> DIRECTION
Check every line in the records below for the word "chart" and report how many have it, nothing more.

> SUPPLIED DATA

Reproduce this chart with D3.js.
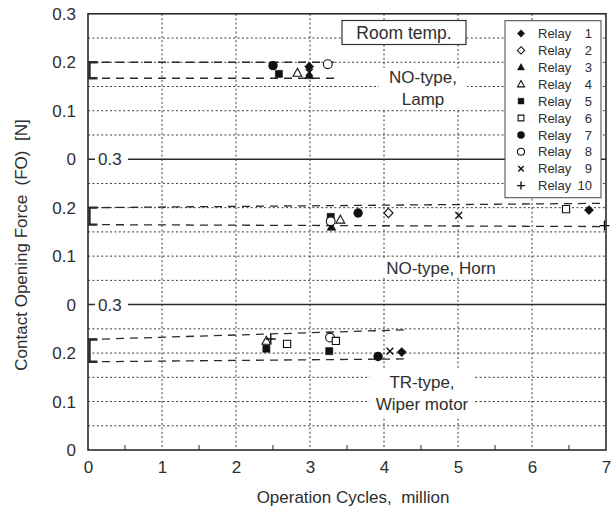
<!DOCTYPE html>
<html>
<head>
<meta charset="utf-8">
<script src="https://cdn.jsdelivr.net/npm/d3@7/dist/d3.min.js"></script>
<style>
  html, body { margin: 0; padding: 0; background: #fff; }
  svg { display: block; font-family: "Liberation Sans", Arial, Helvetica, sans-serif; }
</style>
</head>
<body>
<svg id="chart" width="613" height="515"></svg>
<script>
// Operation cycles (million) on the x axis
const xTicks = [0, 1, 2, 3, 4, 5, 6, 7];
const xMinorTicks = [0.5, 1.5, 2.5, 3.5, 4.5, 5.5, 6.5];
// Each stacked panel spans 0 .. 0.3 N
const panelTicks = [0, 0.1, 0.2];
const gridSteps = [0.05, 0.1, 0.15, 0.2, 0.25];

// Panels from top to bottom
const panelNames = ["NO-type, Lamp", "NO-type, Horn", "TR-type, Wiper motor"];

const relayNames = ["1", "2", "3", "4", "5", "6", "7", "8", "9", "10"];
const relayShapes = ["diamond", "diamond", "triangle", "triangle", "square", "square", "circle", "circle", "cross", "plus"];
const relayFilled = [true, false, true, false, true, false, true, false, true, true];

// [relay, cycles (million), force (N)]
const lampPoints = [
  [7, 2.50, 0.193], [5, 2.58, 0.176], [4, 2.83, 0.178], [3, 2.99, 0.173],
  [9, 2.99, 0.179], [1, 2.99, 0.191], [8, 3.24, 0.196]
];
const hornPoints = [
  [3, 3.29, 0.160], [5, 3.28, 0.181], [8, 3.28, 0.172], [4, 3.41, 0.175],
  [7, 3.65, 0.189], [2, 4.06, 0.189], [9, 5.01, 0.184], [6, 6.46, 0.197],
  [1, 6.77, 0.195], [10, 6.98, 0.163]
];
const wiperPoints = [
  [5, 2.41, 0.209], [4, 2.41, 0.225], [10, 2.47, 0.229], [6, 2.69, 0.219],
  [5, 3.26, 0.204], [8, 3.27, 0.232], [6, 3.35, 0.225], [7, 3.92, 0.193],
  [9, 4.08, 0.204], [1, 4.24, 0.202]
];

// Scatter band: [cycles, upper, lower] at start and end
const lampBand = [[0, 0.200, 0.167], [3.4, 0.200, 0.167]];
const hornBand = [[0, 0.200, 0.165], [7.0, 0.209, 0.161]];
const wiperBand = [[0, 0.228, 0.182], [4.3, 0.248, 0.188]];

const panelPoints = [lampPoints, hornPoints, wiperPoints];
const panelBands = [lampBand, hornBand, wiperBand];

const svg = d3.select("#chart");
const textColor = "#2e2e2e";
const lineColor = "#2b2b2b";

const plotLeft = 88, plotRight = 606, plotTop = 13.8, plotBottom = 450;
const x = d3.scaleLinear().domain([0, 7]).range([plotLeft, plotRight]);
// stacked scale: panel index 0 (top) .. 2 (bottom)
const yStack = d3.scaleLinear().domain([0, 0.9]).range([plotBottom, plotTop]);
const y = (panel, v) => yStack((2 - panel) * 0.3 + v);

// ---- grid ----
const grid = svg.append("g").attr("stroke", "#3a3a3a").attr("stroke-width", 1)
  .attr("stroke-dasharray", "2,2.4").attr("fill", "none");
xTicks.filter(t => t > 0 && t < 7).forEach(t => {
  grid.append("line").attr("x1", x(t)).attr("x2", x(t)).attr("y1", plotTop).attr("y2", plotBottom);
});
[0, 1, 2].forEach(p => {
  gridSteps.forEach(v => {
    grid.append("line").attr("x1", plotLeft).attr("x2", plotRight).attr("y1", y(p, v)).attr("y2", y(p, v));
  });
});

// minor ticks along the bottom
xMinorTicks.forEach(t => {
  svg.append("line").attr("x1", x(t)).attr("x2", x(t)).attr("y1", plotBottom).attr("y2", plotBottom - 5)
    .attr("stroke", lineColor).attr("stroke-width", 1);
});

// ---- panel separators with inset "0.3" ----
[1, 2].forEach(p => {
  const yy = y(p, 0.3);
  svg.append("line").attr("x1", plotLeft).attr("x2", plotRight).attr("y1", yy).attr("y2", yy)
    .attr("stroke", lineColor).attr("stroke-width", 1.5);
  svg.append("rect").attr("x", plotLeft + 7).attr("y", yy - 8).attr("width", 33).attr("height", 16).attr("fill", "#fff");
  svg.append("text").attr("x", plotLeft + 10).attr("y", yy).attr("dy", "0.36em")
    .attr("font-size", 17).attr("fill", textColor).text(d3.format(".1f")(0.3));
});

// ---- scatter bands ----
panelBands.forEach((band, p) => {
  const g = svg.append("g").attr("fill", "none").attr("stroke", lineColor);
  const upper = d3.line().x(d => x(d[0])).y(d => y(p, d[1]));
  const lower = d3.line().x(d => x(d[0])).y(d => y(p, d[2]));
  g.append("path").attr("d", upper(band)).attr("stroke-width", 1.3).attr("stroke-dasharray", "8,6");
  g.append("path").attr("d", lower(band)).attr("stroke-width", 1.3).attr("stroke-dasharray", "8,6");
  const yt = y(p, band[0][1]), yb = y(p, band[0][2]);
  const bx = x(band[0][0]) + 1.5;
  g.append("path").attr("d", `M${bx + 8},${yt} H${bx} V${yb} H${bx + 8}`)
    .attr("stroke-width", 2.4).attr("stroke-linejoin", "miter");
});

// ---- panel labels on white ----
function label(lines, cx, cy, lh, bw, bh) {
  svg.append("rect").attr("x", cx - bw / 2).attr("y", cy - bh / 2).attr("width", bw).attr("height", bh).attr("fill", "#fff");
  lines.forEach((s, i) => {
    svg.append("text").attr("x", cx).attr("y", cy + (i - (lines.length - 1) / 2) * lh).attr("dy", "0.36em")
      .attr("text-anchor", "middle").attr("font-size", 17).attr("fill", textColor).text(s);
  });
}
label(["NO-type,", "Lamp"], 423, 88, 22, 88, 40);
label([panelNames[1]], 441, 268, 0, 118, 18);
label(["TR-type,", "Wiper motor"], 422, 393, 22, 104, 46);

// ---- markers ----
function markerPath(shape, s) {
  const r = 4.6 * s;
  switch (shape) {
    case "diamond": return `M0,${-r}L${r},0L0,${r}L${-r},0Z`;
    case "triangle": return `M0,${-r}L${r * 0.95},${r * 0.72}L${-r * 0.95},${r * 0.72}Z`;
    case "square": { const h = 3.6 * s; return `M${-h},${-h}H${h}V${h}H${-h}Z`; }
    case "cross": { const h = 3.4 * s; return `M${-h},${-h}L${h},${h}M${-h},${h}L${h},${-h}`; }
    case "plus": { const h = 5 * s; return `M${-h},0H${h}M0,${-h}V${h}`; }
  }
  return null;
}
function drawMarker(g, relayIdx, cx, cy, s) {
  const shape = relayShapes[relayIdx];
  const filled = relayFilled[relayIdx];
  if (shape === "circle") {
    g.append("circle").attr("cx", cx).attr("cy", cy).attr("r", (filled ? 4.7 : 4.4) * s)
      .attr("fill", filled ? "#111" : "#fff").attr("stroke", "#111").attr("stroke-width", filled ? 0 : 1.1);
  } else if (shape === "cross" || shape === "plus") {
    g.append("path").attr("d", markerPath(shape, s)).attr("transform", `translate(${cx},${cy})`)
      .attr("fill", "none").attr("stroke", "#111").attr("stroke-width", 1.4);
  } else {
    g.append("path").attr("d", markerPath(shape, s)).attr("transform", `translate(${cx},${cy})`)
      .attr("fill", filled ? "#111" : "#fff").attr("stroke", "#111").attr("stroke-width", filled ? 0.5 : 1.1);
  }
}
const markers = svg.append("g");
panelPoints.forEach((pts, p) => {
  pts.forEach(d => drawMarker(markers, d[0] - 1, x(d[1]), y(p, d[2]), 1));
});

// ---- frame ----
svg.append("rect").attr("x", plotLeft).attr("y", plotTop).attr("width", plotRight - plotLeft).attr("height", plotBottom - plotTop)
  .attr("fill", "none").attr("stroke", lineColor).attr("stroke-width", 1.6);

// ---- "Room temp." box ----
svg.append("rect").attr("x", 342).attr("y", 20.5).attr("width", 124).attr("height", 24)
  .attr("fill", "#fff").attr("stroke", "#333").attr("stroke-width", 1.2);
svg.append("text").attr("x", 404).attr("y", 32.5).attr("dy", "0.36em").attr("text-anchor", "middle")
  .attr("font-size", 17.5).attr("fill", textColor).text("Room temp.");

// ---- legend ----
const lg = svg.append("g");
lg.append("rect").attr("x", 505).attr("y", 20.7).attr("width", 96).attr("height", 177)
  .attr("fill", "#fff").attr("stroke", "#444").attr("stroke-width", 1);
relayNames.forEach((n, i) => {
  const ly = 33.5 + i * 16.9;
  drawMarker(lg, i, 521, ly, 0.8);
  lg.append("text").attr("x", 538).attr("y", ly).attr("dy", "0.36em").attr("font-size", 13)
    .attr("fill", textColor).text("Relay");
  lg.append("text").attr("x", 592).attr("y", ly).attr("dy", "0.36em").attr("font-size", 13)
    .attr("text-anchor", "end").attr("fill", textColor).text(n);
});

// ---- y tick labels ----
const yLabels = svg.append("g").attr("font-size", 17).attr("fill", textColor).attr("text-anchor", "end");
[0, 1, 2].forEach(p => {
  panelTicks.forEach(v => {
    yLabels.append("text").attr("x", 76).attr("y", y(p, v)).attr("dy", "0.36em").text(d3.format("")(v));
  });
});
yLabels.append("text").attr("x", 76).attr("y", y(0, 0.3)).attr("dy", "0.36em").text("0.3");

// ---- x axis labels ----
const xAxis = d3.axisBottom(x).tickValues(xTicks).tickSize(0).tickPadding(0).tickFormat(d3.format("d"));
const xg = svg.append("g").attr("transform", `translate(0,${plotBottom + 11})`).call(xAxis);
xg.select(".domain").remove();
xg.selectAll("text").attr("font-size", 17).attr("fill", textColor)
  .attr("font-family", "Liberation Sans, Arial, sans-serif").attr("dy", "0.71em");

// ---- axis titles ----
svg.append("text").attr("x", 353).attr("y", 503).attr("text-anchor", "middle").attr("font-size", 17)
  .attr("fill", textColor).attr("xml:space", "preserve").style("white-space", "pre")
  .text("Operation Cycles,  million");
svg.append("text").attr("transform", "translate(27,245) rotate(-90)").attr("text-anchor", "middle")
  .attr("font-size", 17).attr("fill", textColor).attr("xml:space", "preserve")
  .style("white-space", "pre").text("Contact Opening Force  (FO)  [N]");
</script>
</body>
</html>
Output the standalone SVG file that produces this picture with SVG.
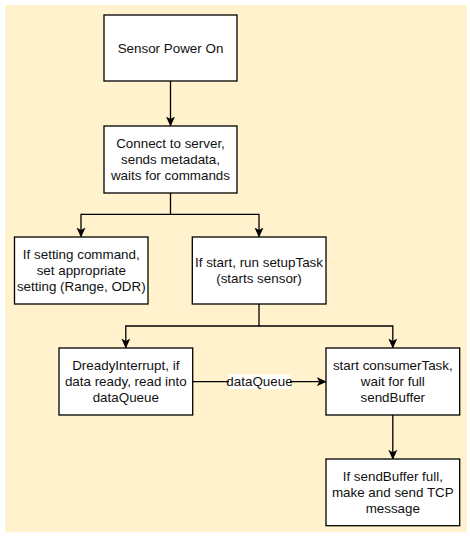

> EXERCISE SOLUTION
3